И всё уходит вдаль — в дверной проём:
Бульон из чашек, сон, в котором каждый
Спокоен, будто бы отважно
Ушедший навсегда в дверной проём.
Всё лечится покоем и питьём.
Так говорят врачи. Так лечит мама.
И всё проходит, кроме стойких самых
Болезней: страсть к пустыне, гулкий дом…
***
Дни недели страшнее, чем дни вне недель, потому
Что способствуют счёту пропущенных жизней. Повесь
Календарь над столом. Чтоб, как есть, одному
Выковыривать дыры. И петь эту скорбную песнь:
Синкопировать ритм (нота с точкой и пауза — без),
В рифмы вписывать Рим — как одно из чудес,
Возвеличивать дом, прятать дыры… Но дом —
Календарь над столом.
***
А ныне и ангелы перепончатокрылы — с того ль,
Что перья не выбелят даже химчистки на небе.
В них тяжесть впиталась, как жёлтая едкая соль
Въедается в замшу сапог.
Мы нелепы —
Ведь не научились летать и не чувствовать ног.
***
Но слово непечатно — потому что
Чувство до сих пор невоплотимо.
Иное дело — чудо во плоти: во
Рту, в ладонях, в воздухе, в глазах.
Меня учили: так проходит страх
Пред счастьем — две таблетки валерьяны,
Две ложки коньяка на полстакана
Чифиря, позабыв почти:
Мы не боялись счастья во плоти.
И вот теперь — прости, но думать рано
О том, что это — кара или манна,
Что впереди — депо или пути.
Но мне тебя уже не оплатить.
***
Лампа глазаста настолько, что зрением делится.

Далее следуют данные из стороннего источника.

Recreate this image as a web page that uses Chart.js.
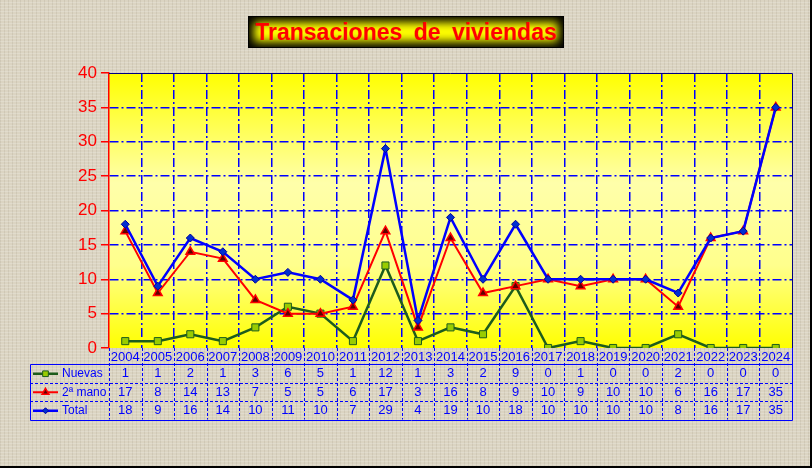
<!DOCTYPE html>
<html>
<head>
<meta charset="utf-8">
<script src="https://cdn.jsdelivr.net/npm/chart.js@4/dist/chart.umd.min.js"></script>
<style>
  html, body { margin: 0; padding: 0; }
  body {
    width: 812px; height: 468px; position: relative; overflow: hidden;
    background-color: #dbd4c2;
    background-image:
      repeating-linear-gradient(0deg, rgba(255,255,255,0.18) 0px, rgba(255,255,255,0.18) 1px, transparent 1px, transparent 3px),
      repeating-linear-gradient(90deg, rgba(120,110,90,0.12) 0px, rgba(120,110,90,0.12) 1px, transparent 1px, transparent 4px);
  }
  #frame {
    position: absolute; left: 0; top: 0; width: 810px; height: 466px;
    border-right: 2px solid #000; border-bottom: 2px solid #000;
  }
  #title {
    position: absolute; left: 248px; top: 16px; width: 316px; height: 32px;
    background: #ffff00;
    box-shadow: inset 0 0 10px 5px #000;
    border: 1px solid #000; box-sizing: border-box;
    color: #ff0000; font: bold 23px "Liberation Sans", Arial, sans-serif;
    text-align: center; line-height: 31px; word-spacing: 5px;
  }
  canvas { position: absolute; left: 0; top: 0; }
</style>
</head>
<body>
<div id="frame"></div>
<div id="title">Transaciones de viviendas</div>
<canvas id="chart" width="812" height="468"></canvas>
<script>
// Chart data
const years = ['2004', '2005', '2006', '2007', '2008', '2009', '2010', '2011', '2012', '2013', '2014',
  '2015', '2016', '2017', '2018', '2019', '2020', '2021', '2022', '2023', '2024'];
const nuevas = [1, 1, 2, 1, 3, 6, 5, 1, 12, 1, 3, 2, 9, 0, 1, 0, 0, 2, 0, 0, 0];
const segundaMano = [17, 8, 14, 13, 7, 5, 5, 6, 17, 3, 16, 8, 9, 10, 9, 10, 10, 6, 16, 17, 35];
const total = [18, 9, 16, 14, 10, 11, 10, 7, 29, 4, 19, 10, 18, 10, 10, 10, 10, 8, 16, 17, 35];
const yTicks = [0, 5, 10, 15, 20, 25, 30, 35, 40];

const BLUE = '#0000ff';
const NAVY = '#000080';
const FONT = '"Liberation Sans", Arial, sans-serif';
const DASH_DOT = [9, 3, 2, 3];

// Background gradient for the plot area
const plotBackground = {
  id: 'plotBackground',
  beforeDatasetsDraw(chart) {
    // nothing here, grid is drawn over the fill below
  },
  beforeDraw(chart) {
    const { ctx, chartArea: a } = chart;
    const g = ctx.createLinearGradient(0, a.top, 0, a.bottom);
    g.addColorStop(0, 'rgb(255,255,0)');
    g.addColorStop(0.4, 'rgb(255,255,170)');
    g.addColorStop(0.7, 'rgb(255,255,140)');
    g.addColorStop(1, 'rgb(255,255,0)');
    ctx.save();
    ctx.fillStyle = g;
    ctx.fillRect(a.left, a.top, a.right - a.left, a.bottom - a.top);
    ctx.restore();
  },
  afterDraw(chart) {
    const { ctx, chartArea: a } = chart;
    ctx.save();
    ctx.strokeStyle = NAVY;
    ctx.lineWidth = 1;
    ctx.beginPath();
    ctx.moveTo(a.left, a.top + 0.5);
    ctx.lineTo(a.right + 0.5, a.top + 0.5);
    ctx.lineTo(a.right + 0.5, a.bottom);
    ctx.stroke();
    ctx.restore();
  }
};

// Data table under the x axis
const dataTable = {
  id: 'dataTable',
  afterDraw(chart) {
    const { ctx, chartArea: a } = chart;
    const n = years.length;
    const w = (a.right - a.left) / n;
    const headTop = a.bottom;
    const rowTop = a.bottom + 16;
    const rowH = 18.5;
    const rows = chart.data.datasets.slice().sort((p, q) => p.row - q.row);
    const tableLeft = 30;
    const tableBottom = rowTop + rowH * rows.length;

    ctx.save();
    ctx.strokeStyle = BLUE;
    ctx.lineWidth = 1;

    // inner dashed lines
    ctx.setLineDash([3, 2]);
    for (let i = 0; i < n; i++) {
      const x = Math.round(a.left + i * w) + 0.5;
      ctx.beginPath();
      ctx.moveTo(x, headTop);
      ctx.lineTo(x, tableBottom);
      ctx.stroke();
    }
    for (let r = 1; r < rows.length; r++) {
      const y = Math.round(rowTop + r * rowH) + 0.5;
      ctx.beginPath();
      ctx.moveTo(tableLeft, y);
      ctx.lineTo(a.right, y);
      ctx.stroke();
    }

    // outer solid border
    ctx.setLineDash([]);
    ctx.beginPath();
    ctx.moveTo(tableLeft + 0.5, Math.round(rowTop) + 0.5);
    ctx.lineTo(a.right, Math.round(rowTop) + 0.5);
    ctx.moveTo(tableLeft + 0.5, Math.round(rowTop) + 0.5);
    ctx.lineTo(tableLeft + 0.5, Math.round(tableBottom) + 0.5);
    ctx.lineTo(a.right + 0.5, Math.round(tableBottom) + 0.5);
    ctx.lineTo(a.right + 0.5, headTop);
    ctx.stroke();

    // text
    ctx.fillStyle = BLUE;
    ctx.textBaseline = 'middle';
    rows.forEach((ds, r) => {
      const cy = rowTop + r * rowH + rowH / 2 + 0.5;
      ctx.textAlign = 'left';
      ctx.font = '12px ' + FONT;
      ctx.fillText(ds.label, 62, cy);
      ctx.textAlign = 'center';
      ctx.font = '13px ' + FONT;
      ds.data.forEach((v, i) => {
        ctx.fillText(String(v), chart.scales.x.getPixelForValue(i), cy);
      });
      // legend key
      ctx.save();
      ctx.strokeStyle = ds.borderColor;
      ctx.lineWidth = ds.borderWidth;
      ctx.beginPath();
      ctx.moveTo(33, cy);
      ctx.lineTo(58, cy);
      ctx.stroke();
      ctx.fillStyle = ds.pointBackgroundColor;
      ctx.strokeStyle = ds.pointBorderColor;
      ctx.lineWidth = ds.pointBorderWidth;
      Chart.helpers.drawPoint(ctx, {
        pointStyle: ds.pointStyle,
        radius: ds.pointRadius - 1,
        borderWidth: ds.pointBorderWidth,
        rotation: 0
      }, 45.5, cy);
      ctx.restore();
    });
    ctx.restore();
  }
};

new Chart(document.getElementById('chart'), {
  type: 'line',
  data: {
    labels: years,
    datasets: [
      {
        label: 'Nuevas',
        row: 0,
        order: 2,
        data: nuevas,
        borderColor: '#1d5c1d',
        borderWidth: 2.5,
        pointStyle: 'rect',
        pointRadius: 5,
        pointBackgroundColor: '#99cc00',
        pointBorderColor: '#1d5c1d',
        pointBorderWidth: 1
      },
      {
        label: '2ª mano',
        row: 1,
        order: 1,
        data: segundaMano,
        borderColor: '#ff0000',
        borderWidth: 2,
        pointStyle: 'triangle',
        pointRadius: 5,
        pointBackgroundColor: '#600000',
        pointBorderColor: '#ff0000',
        pointBorderWidth: 1.5
      },
      {
        label: 'Total',
        row: 2,
        order: 0,
        data: total,
        borderColor: '#0000ff',
        borderWidth: 2.5,
        pointStyle: 'rectRot',
        pointRadius: 4,
        pointBackgroundColor: '#0030d0',
        pointBorderColor: '#0000a0',
        pointBorderWidth: 1
      }
    ]
  },
  options: {
    responsive: false,
    animation: false,
    events: [],
    layout: { padding: { top: 73, right: 20, left: 0, bottom: 0 } },
    plugins: {
      legend: { display: false },
      tooltip: { enabled: false },
      title: { display: false }
    },
    elements: { line: { tension: 0 } },
    scales: {
      x: {
        offset: true,
        afterFit: (scale) => { scale.height = 120; },
        grid: {
          offset: true,
          drawTicks: false,
          lineWidth: 1.5,
          color: (c) => (c.index === 0 || c.index === undefined) ? 'rgba(0,0,0,0)' : BLUE
        },
        border: { display: false, dash: DASH_DOT },
        ticks: {
          color: BLUE,
          padding: 2,
          maxRotation: 0,
          autoSkip: false,
          font: { family: FONT, size: 13 }
        }
      },
      y: {
        min: 0,
        max: 40,
        afterFit: (scale) => { scale.width = 109; },
        afterBuildTicks: (scale) => { scale.ticks = yTicks.map(v => ({ value: v })); },
        grid: {
          drawTicks: true,
          tickLength: 8,
          tickColor: '#ff0000',
          lineWidth: 1.5,
          color: (c) => (c.tick && (c.tick.value === 0 || c.tick.value === 40)) ? 'rgba(0,0,0,0)' : BLUE
        },
        border: { display: true, color: '#ff0000', width: 1.5, dash: DASH_DOT },
        ticks: {
          color: '#ff0000',
          padding: 4,
          font: { family: FONT, size: 17 }
        }
      }
    }
  },
  plugins: [plotBackground, dataTable]
});
</script>
</body>
</html>
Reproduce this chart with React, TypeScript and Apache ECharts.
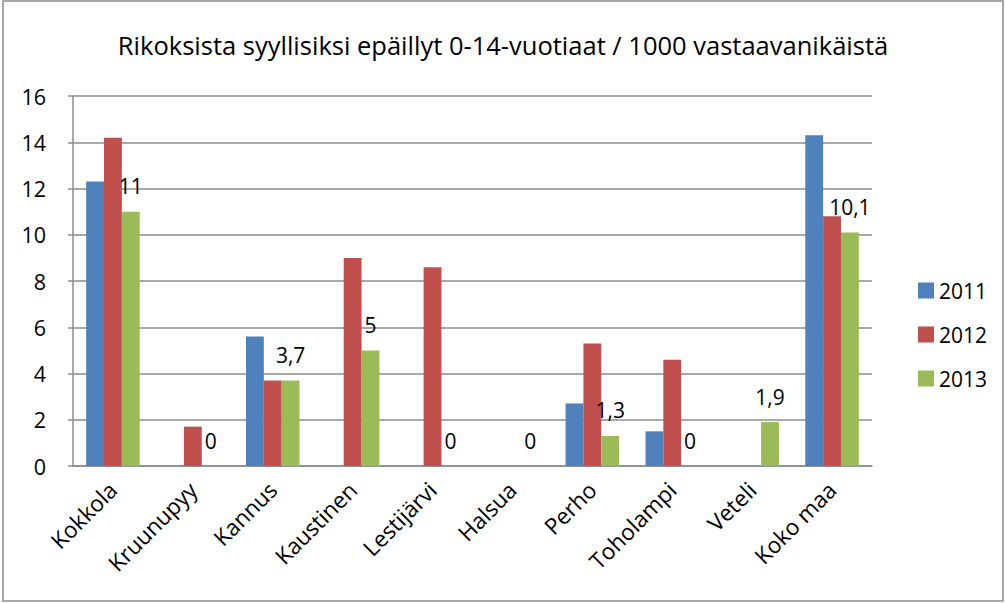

Экая, право, безделица — верить приметам
И не бояться ни солнца, ни тусклого света,
А в темноте замирать. Сумасбродит метелица,
Песни поёт умирающим мартовским меццо
(Все о несчастной судьбе да несбыточных снах)
И обрекает соседством не спиться, а спеться
Дворника в ватных штанах…
***
Здесь холод такой, что пора запасаться солнцем,
Хранит его в банках, покрытых блестящим снегом.
Еще — изменять А. Попову с радистом Морзе —
Лупить батареи, как можно бы — человека,
Чтоб только сигнал долетел до богов всевышних,
Чтоб твой штрих-пунктир был воспринят как руководство,
Чтоб кто-нибудь выше (не против, чтоб кто-то ниже)
Твой дом окрестил на вечное теплородство.
Но я — раз-два-три — закружилась в твоем морозе,
Но я — модерато — запуталась в этих темпах.